-- TASK DETAILS --
Transcribe each of the records below exactly, excluding all pictures.
__________
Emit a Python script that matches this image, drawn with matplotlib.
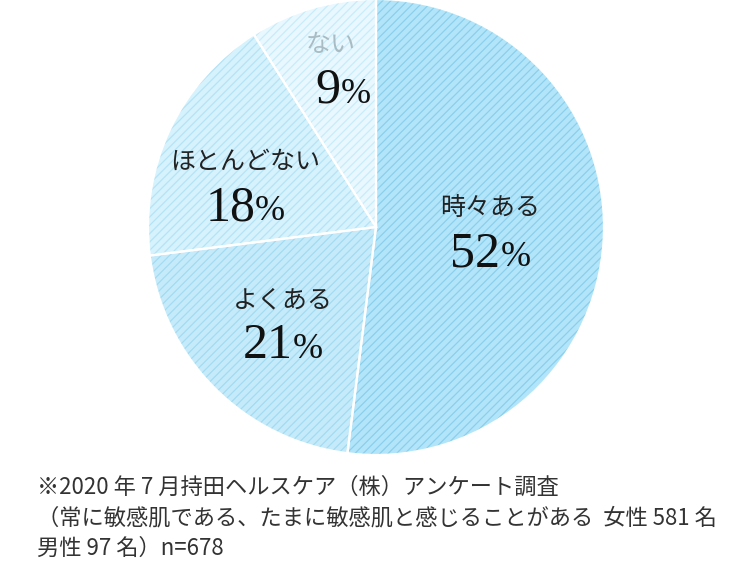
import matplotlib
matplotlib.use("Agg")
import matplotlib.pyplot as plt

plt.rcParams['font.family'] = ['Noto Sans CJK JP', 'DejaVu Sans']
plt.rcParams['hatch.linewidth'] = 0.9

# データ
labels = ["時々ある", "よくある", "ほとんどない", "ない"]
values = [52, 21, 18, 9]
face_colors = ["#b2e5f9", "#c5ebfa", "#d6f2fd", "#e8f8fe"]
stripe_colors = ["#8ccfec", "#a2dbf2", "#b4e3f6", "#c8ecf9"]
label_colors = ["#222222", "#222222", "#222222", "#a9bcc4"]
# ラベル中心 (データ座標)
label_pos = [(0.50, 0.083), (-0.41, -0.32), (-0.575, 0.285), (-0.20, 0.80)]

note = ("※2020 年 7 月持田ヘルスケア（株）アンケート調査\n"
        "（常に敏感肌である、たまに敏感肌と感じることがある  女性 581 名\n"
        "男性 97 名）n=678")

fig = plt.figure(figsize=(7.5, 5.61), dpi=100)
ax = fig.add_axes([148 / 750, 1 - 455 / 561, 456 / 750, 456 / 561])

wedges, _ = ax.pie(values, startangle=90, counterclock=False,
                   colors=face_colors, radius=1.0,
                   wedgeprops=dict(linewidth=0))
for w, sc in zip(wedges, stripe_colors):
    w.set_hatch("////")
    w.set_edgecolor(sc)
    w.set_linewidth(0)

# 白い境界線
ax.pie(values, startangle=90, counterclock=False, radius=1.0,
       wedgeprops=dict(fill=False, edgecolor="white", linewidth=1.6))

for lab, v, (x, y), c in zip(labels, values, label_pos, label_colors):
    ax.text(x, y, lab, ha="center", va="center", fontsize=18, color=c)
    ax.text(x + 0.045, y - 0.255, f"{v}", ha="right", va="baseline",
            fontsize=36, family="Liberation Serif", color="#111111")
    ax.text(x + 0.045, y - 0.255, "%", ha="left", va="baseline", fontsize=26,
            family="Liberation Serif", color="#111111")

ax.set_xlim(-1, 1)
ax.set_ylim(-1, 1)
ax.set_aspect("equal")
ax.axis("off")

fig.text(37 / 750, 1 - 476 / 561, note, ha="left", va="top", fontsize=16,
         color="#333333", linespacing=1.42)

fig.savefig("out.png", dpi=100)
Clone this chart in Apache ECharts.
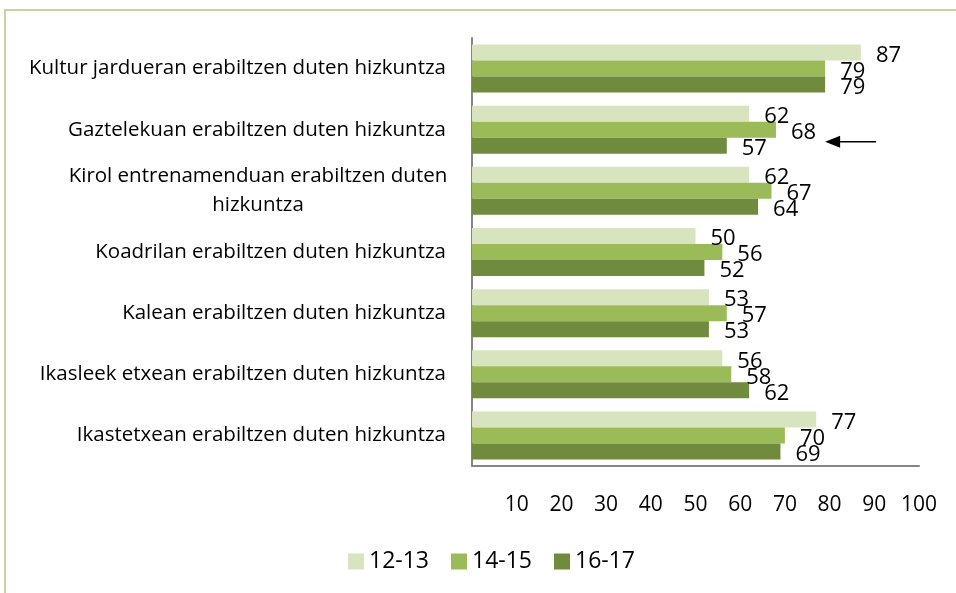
__________
-- FINISHED TASK --
Emit a Python script that matches this image, drawn with matplotlib.
import matplotlib
matplotlib.use("Agg")
import matplotlib.pyplot as plt

plt.rcParams['font.family'] = ['Noto Sans CJK JP', 'DejaVu Sans']
plt.rcParams['hatch.linewidth'] = 0.9

# データ
labels = ["時々ある", "よくある", "ほとんどない", "ない"]
values = [52, 21, 18, 9]
face_colors = ["#b2e5f9", "#c5ebfa", "#d6f2fd", "#e8f8fe"]
stripe_colors = ["#8ccfec", "#a2dbf2", "#b4e3f6", "#c8ecf9"]
label_colors = ["#222222", "#222222", "#222222", "#a9bcc4"]
# ラベル中心 (データ座標)
label_pos = [(0.50, 0.083), (-0.41, -0.32), (-0.575, 0.285), (-0.20, 0.80)]

note = ("※2020 年 7 月持田ヘルスケア（株）アンケート調査\n"
        "（常に敏感肌である、たまに敏感肌と感じることがある  女性 581 名\n"
        "男性 97 名）n=678")

fig = plt.figure(figsize=(7.5, 5.61), dpi=100)
ax = fig.add_axes([148 / 750, 1 - 455 / 561, 456 / 750, 456 / 561])

wedges, _ = ax.pie(values, startangle=90, counterclock=False,
                   colors=face_colors, radius=1.0,
                   wedgeprops=dict(linewidth=0))
for w, sc in zip(wedges, stripe_colors):
    w.set_hatch("////")
    w.set_edgecolor(sc)
    w.set_linewidth(0)

# 白い境界線
ax.pie(values, startangle=90, counterclock=False, radius=1.0,
       wedgeprops=dict(fill=False, edgecolor="white", linewidth=1.6))

for lab, v, (x, y), c in zip(labels, values, label_pos, label_colors):
    ax.text(x, y, lab, ha="center", va="center", fontsize=18, color=c)
    ax.text(x + 0.045, y - 0.255, f"{v}", ha="right", va="baseline",
            fontsize=36, family="Liberation Serif", color="#111111")
    ax.text(x + 0.045, y - 0.255, "%", ha="left", va="baseline", fontsize=26,
            family="Liberation Serif", color="#111111")

ax.set_xlim(-1, 1)
ax.set_ylim(-1, 1)
ax.set_aspect("equal")
ax.axis("off")

fig.text(37 / 750, 1 - 476 / 561, note, ha="left", va="top", fontsize=16,
         color="#333333", linespacing=1.42)

fig.savefig("out.png", dpi=100)
Clone this chart in Apache ECharts.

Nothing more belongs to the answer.